Proof By definition, a set is countable if and only if is finite or countably infinite

1. Let Σ = ∅, hence Σ ∗ = {e} and we have two languages ∅, {e} over Σ, both finite, so countable

2. Let Σ , ∅, then Σ ∗ is countably infinite, so obviously any L ⊆ Σ ∗ is finite or countably infinite, hence countable Languages over Σ

Fact 2 For any alphabet Σ , ∅, there are exactly C = |R| of languages over any non - empty alphabet Σ Proof We proved that |Σ ∗ | = ℵ0 By definition L ⊆ Σ ∗ , so there is as many languages over Σ as all subsets of a set of cardinality ℵ0— that is as many as 2 ℵ0 = C

am i on the right track or do i need to rethink? can you please proffer tips on how to slve this if you can

Answer 1

Hint: Let $w\in L$ be the smallest non-empty word. What can you say about the relation between $L^*$ and $w$? How can you construct one from another?

Answer 2

If $|L|$ is finite, the result is trivial (since $L$ is regular). Therefore, suppose $L$ is infinite. There may be a simpler proof, but I didn't find it.

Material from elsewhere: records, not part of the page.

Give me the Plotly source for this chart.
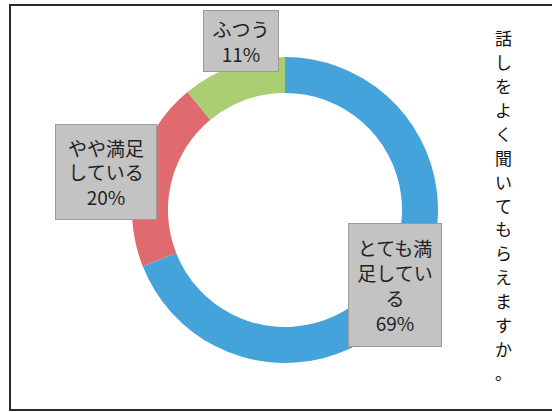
import plotly.graph_objects as go

# Survey result: 話しをよく聞いてもらえますか。
categories = ["とても満足している", "やや満足している", "ふつう"]
values = [69, 20, 11]
box_labels = ["とても満<br>足してい<br>る", "やや満足<br>している", "ふつう"]
colors = ["#45a3dc", "#e06b6e", "#a9cf72"]
title_text = "話しをよく聞いてもらえますか。"

W, H = 552, 412
FONT = "Noto Sans CJK JP"

fig = go.Figure()
fig.add_trace(go.Pie(
    labels=categories,
    values=values,
    hole=0.765,
    sort=False,
    direction="clockwise",
    rotation=0,
    marker=dict(colors=colors, line=dict(width=0)),
    textinfo="none",
    hoverinfo="label+percent",
    showlegend=False,
    domain=dict(x=[132 / W, 438 / W], y=[(H - 363) / H, (H - 57) / H]),
))

total = sum(values)
# label boxes: (center x px, center y px, width, height)
boxes = [(395, 285, 92, 122), (106, 172, 100, 94), (241, 41, 74, 60)]
for (cx, cy, bw, bh), lab, v in zip(boxes, box_labels, values):
    pct = round(v / total * 100)
    fig.add_annotation(
        x=cx / W, y=1 - cy / H, xref="paper", yref="paper",
        xanchor="center", yanchor="middle",
        text=f"{lab}<br>{pct}%",
        showarrow=False,
        width=bw, height=bh, align="center", valign="middle",
        bgcolor="#c3c3c3", bordercolor="#9a9a9a", borderwidth=1, borderpad=0,
        font=dict(family=FONT, size=19, color="#222222"),
    )

# vertical title, one character per slot in a column
top_y, bottom_y = 38, 372
step = (bottom_y - top_y) / (len(title_text) - 1)
for i, ch in enumerate(title_text):
    fig.add_annotation(
        x=503 / W, y=1 - (top_y + i * step) / H, xref="paper", yref="paper",
        xanchor="center", yanchor="middle",
        text=ch, showarrow=False, borderpad=0, borderwidth=0,
        font=dict(family=FONT, size=17, color="#111111"),
    )

# chart frame
fig.add_shape(type="rect", xref="paper", yref="paper",
              x0=10 / W, x1=1.05, y0=2 / H, y1=1 - 5 / H,
              line=dict(color="#2a2a2a", width=2), fillcolor="rgba(0,0,0,0)")

fig.update_layout(
    width=W, height=H,
    margin=dict(l=0, r=0, t=0, b=0),
    paper_bgcolor="white", plot_bgcolor="white",
    font=dict(family=FONT),
)

fig.write_html("out.html")
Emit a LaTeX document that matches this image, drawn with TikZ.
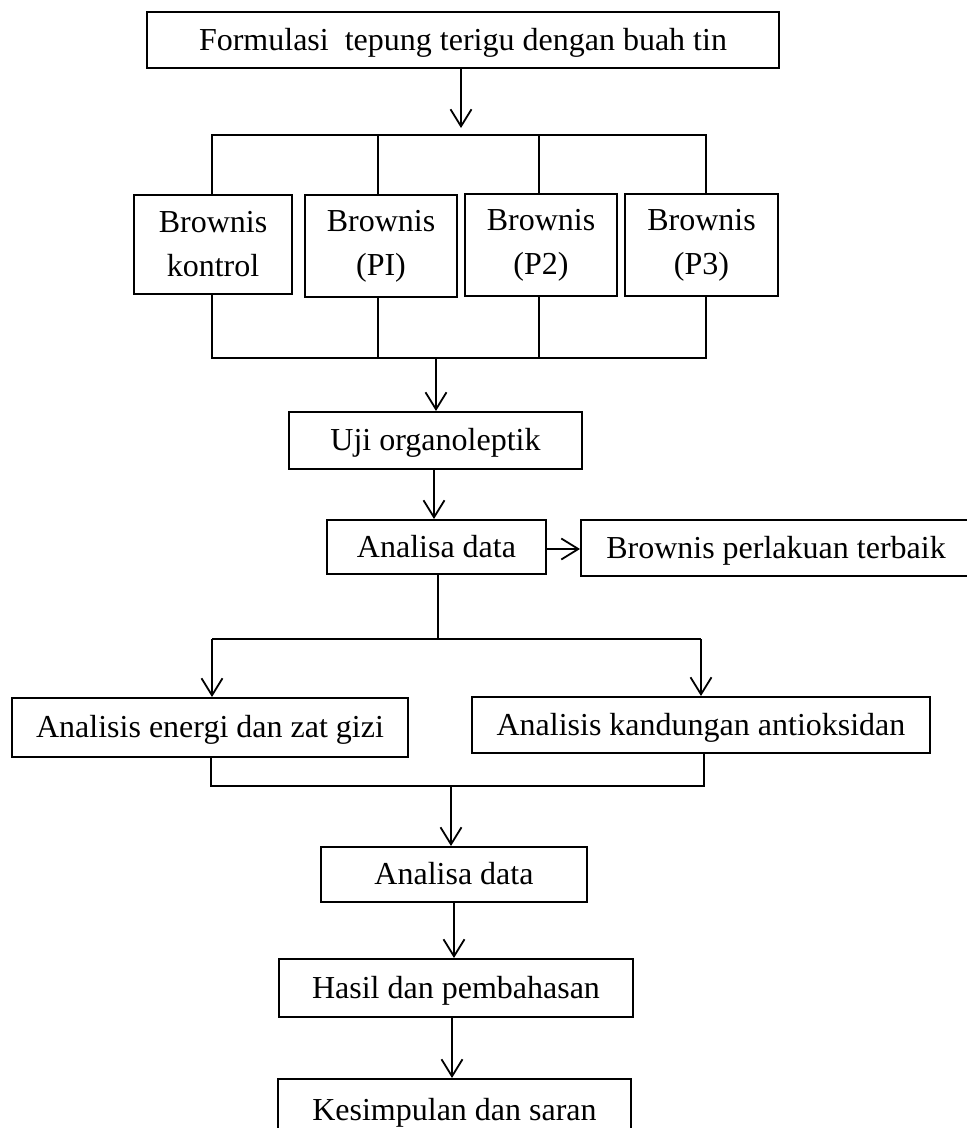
\documentclass[tikz,border=0pt]{standalone}
\usepackage{fontspec}
\setmainfont{Liberation Serif}
\usepackage{xcolor}
\usetikzlibrary{arrows.meta}

\begin{document}
\begin{tikzpicture}[
    x=1pt, y=-1pt,
    box/.style={rectangle, draw=black, line width=2pt, align=center, inner sep=0pt,
                font=\fontsize{32}{44}\selectfont},
    onebox/.style={box, text height=20pt, text depth=0pt},
    link/.style={draw=black, line width=1.8pt},
    arr/.style={link, -{Straight Barb[length=17pt, width=21pt]}}
]
    \useasboundingbox (0,0) rectangle (967,1128);
    \node[onebox, minimum width=632pt, minimum height=56pt] (form) at (463,40) {Formulasi\ \ tepung terigu dengan buah tin};
    \node[box, minimum width=158pt, minimum height=99pt] (kon) at (213,244.5) {Brownis\\kontrol};
    \node[box, minimum width=152pt, minimum height=102pt] (p1) at (381,246) {Brownis\\(PI)};
    \node[box, minimum width=152pt, minimum height=102pt] (p2) at (541,245) {Brownis\\(P2)};
    \node[box, minimum width=153pt, minimum height=102pt] (p3) at (701.5,245) {Brownis\\(P3)};
    \node[onebox, minimum width=293pt, minimum height=57pt] (uji) at (435.5,440.5) {Uji organoleptik};
    \node[onebox, minimum width=219pt, minimum height=54pt] (ana1) at (436.5,547) {Analisa data};
    \node[onebox, minimum width=390pt, minimum height=56pt] (best) at (776,548) {Brownis perlakuan terbaik};
    \node[onebox, minimum width=396pt, minimum height=59pt] (gizi) at (210,727.5) {Analisis energi dan zat gizi};
    \node[onebox, minimum width=458pt, minimum height=56pt] (oks) at (701,725) {Analisis kandungan antioksidan};
    \node[onebox, minimum width=266pt, minimum height=55pt] (ana2) at (454,874.5) {Analisa data};
    \node[onebox, minimum width=354pt, minimum height=58pt] (hasil) at (456,988) {Hasil dan pembahasan};
    \node[onebox, minimum width=353pt, minimum height=62pt] (simp) at (454.5,1110) {Kesimpulan dan saran};

    \coordinate (topbus) at (461,135);
    \coordinate (botbus) at (436,358);
    \coordinate (split) at (438,639);
    \coordinate (join) at (451,786);

    \draw[arr] (form.south -| topbus) -- ([yshift=7pt]topbus);
    \draw[link] ([xshift=-1pt]kon.north) -- ([xshift=-1pt]kon.north |- topbus) -- ([xshift=4.5pt]p3.north |- topbus) -- ([xshift=4.5pt]p3.north);
    \draw[link] ([xshift=-3pt]p1.north) -- ([xshift=-3pt]p1.north |- topbus);
    \draw[link] ([xshift=-2pt]p2.north) -- ([xshift=-2pt]p2.north |- topbus);
    \draw[link] ([xshift=-1pt]kon.south) -- ([xshift=-1pt]kon.south |- botbus) -- ([xshift=4.5pt]p3.south |- botbus) -- ([xshift=4.5pt]p3.south);
    \draw[link] ([xshift=-3pt]p1.south) -- ([xshift=-3pt]p1.south |- botbus);
    \draw[link] ([xshift=-2pt]p2.south) -- ([xshift=-2pt]p2.south |- botbus);
    \draw[arr] (botbus) -- (botbus |- uji.north);
    \draw[arr] ([xshift=-1.5pt]uji.south) -- ([xshift=-1.5pt]uji.south |- ana1.north);
    \draw[arr] ([yshift=-2pt]ana1.east) -- ([yshift=-2pt]ana1.east -| best.west);
    \draw[link] (ana1.south -| split) -- (split);
    \draw[link] ([xshift=2pt]gizi.north |- split) -- (oks.north |- split);
    \draw[arr] ([xshift=2pt]gizi.north |- split) -- ([xshift=2pt]gizi.north);
    \draw[arr] (oks.north |- split) -- (oks);
    \draw[link] ([xshift=1pt]gizi.south) |- (join) -| ([xshift=3pt]oks.south);
    \draw[arr] (join) -- (join |- ana2.north);
    \draw[arr] (ana2.south) -- (ana2.south |- hasil.north);
    \draw[arr] ([xshift=-4pt]hasil.south) -- ([xshift=-4pt]hasil.south |- simp.north);
\end{tikzpicture}
\end{document}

Consider $S = \{|u|\mid u\in L\}$, and $d = \text{gcd}(S)$. There exists a finite subset $S'=\{x_1, x_2, …, x_n\}$ of $S$ such that $d=\text{gcd}(S')$. Without loss of generality, suppose $0<x_1<x_2<…<x_n$ (if $0$ is in $S'$, we can just remove it). Note that for all $i\in\{1, …, n\}$, $a^{x_i}\in L$.

Using Bézout's identity, there exist $a_1, a_2, …, a_n\in\mathbb{Z}$ such that $\sum\limits_{i=1}^na_ix_i = d$.

For convenience, I will suppose that $d = 1$ for the remainder of the proof, but it is similar to the general case.

Let $i_0\in \{1, …, n\}$ such that $a_{i_0} = \min\{a_i\mid i\in \{1, …, n\}\}$, and let $x = x_1|a_{i_0}|\times \sum\limits_{i=1}^n x_i$.

Then $x$, $x + \sum\limits_{i=1}^na_ix_i$, $x + 2\sum\limits_{i=1}^na_ix_i$, …, $x + x_1\sum\limits_{i=1}^na_ix_i$ are consecutive numbers (since $\sum\limits_{i=1}^na_ix_i = 1$), expressed as linear combination with non-negative coefficients of the $\{x_i\}$. That means that $a^x$, $a^{x+1}$, $a^{x+2}$, …, $a^{x+x_1}$ are words of $L^*$. Since $a^{x_1}\in L$, that also means that $\{a^{kx_1}\mid k\in \mathbb{N}\}\subseteq L^*$. We finally conclude that $\{a^y\mid y \geqslant x\}\subseteq L^*$. That means that $L^*\cup\{a^y\mid y<x\} = \Sigma^*$. Since $\{a^y\mid y < x\}$ is finite, we conclude that $L^*$ is regular.

In the general case, you can also find an integer $x$ such that $L^*\cup \{a^y\mid y< x\} = (\Sigma^d)^*$. I will let you write the proof by yourself.